Kyrgyz cinema
Although Soviet film-makers produced films in other parts of central Asia as fin back as the 1920s, the first feature film to come out of Kyrgyzstan itself was in 1955, when Vasily Pronin directed Saltanat, although this was essentially a Russian production featuring a local subject.
The first home-grown Kyrgyz film to appear was My Mistake, which appeared two years later in 1957. Larissa Shepitko and Andrei Konchalovsky adapted a work by Chingiz Aitmatov, Shepitko Heat, in 1963 and this and The First Teacher by Andrei Konchalovsky (1965) paved the way for later Kyrgyzstan cinema by turning poor production values and a documentary tradition to aesthetic advantage.
Another film maker to emerge during this period was Tolomush Okeyev who, like the Kyrgyz writer Chingiz Aitmatov, told his stories through the landscapes they were set in, producing minimalist works with eco-political themes like The Fierce One (1973), scripted by Andrei Konachalovsky, There Are Horses (1965), a beautiful, ten-minute documentary that captures the life-cycle of horses, and The Snow Leopard's Descendant (1984).
Since independence, the best known film to come out of Kyrgyzstan up until now is Aktan Abdykalykov's 1998 Beshkempir (Five Grandmothers), titled The Adopted Son in Anglophone countries, which concerns the life of a foundling adopted by five old women in a Kyrgyz village. It won the Silver Leopard Prize at the Locarno Film Festival of that year. The film was shot in black and white with occasional short colour sequences, and documents several Kyrgyz customs such as funerals and engagement ceremonies.

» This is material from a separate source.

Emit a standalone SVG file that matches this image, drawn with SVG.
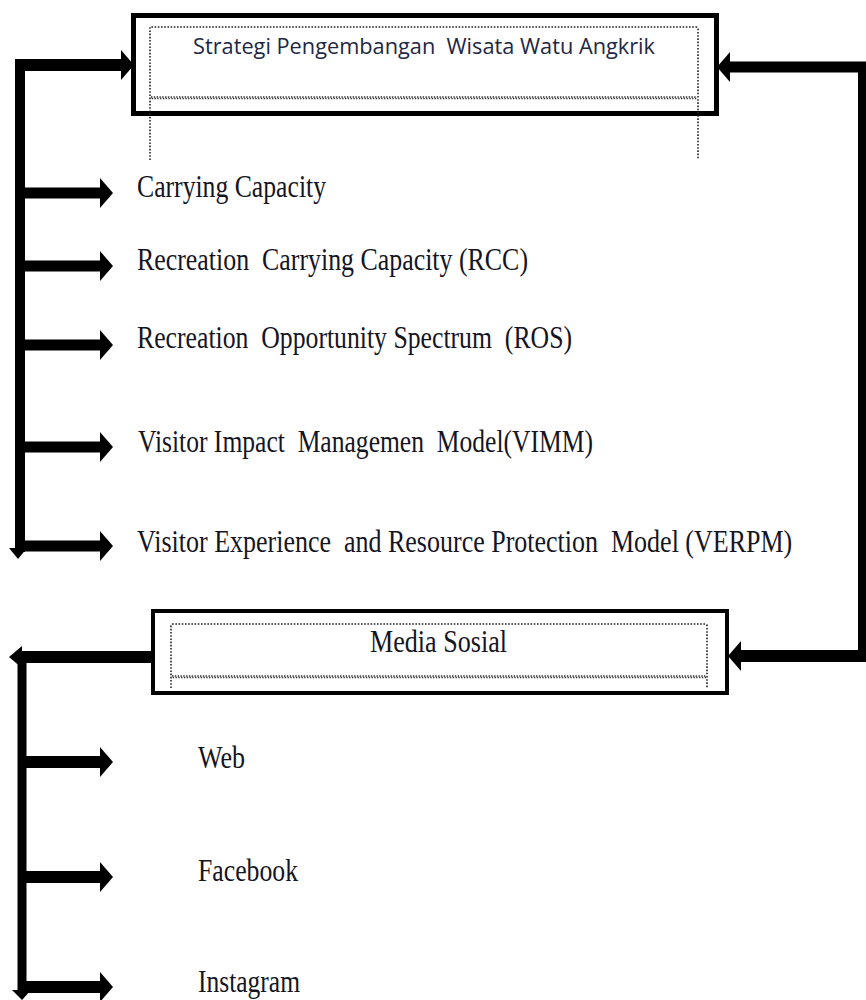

Another contemporary Kyrgyz director is Marat Saralu, whose 2001 debut, My Brother Silk Road, is an evocative modern-day journey through Kyrgyzstan that has two young boys and a girl boarding a train to cross the territory of the old Silk Road: a slow, bittersweet journey that is tinged with nostalgia and longing as it examines both the future and past of the country of their birth.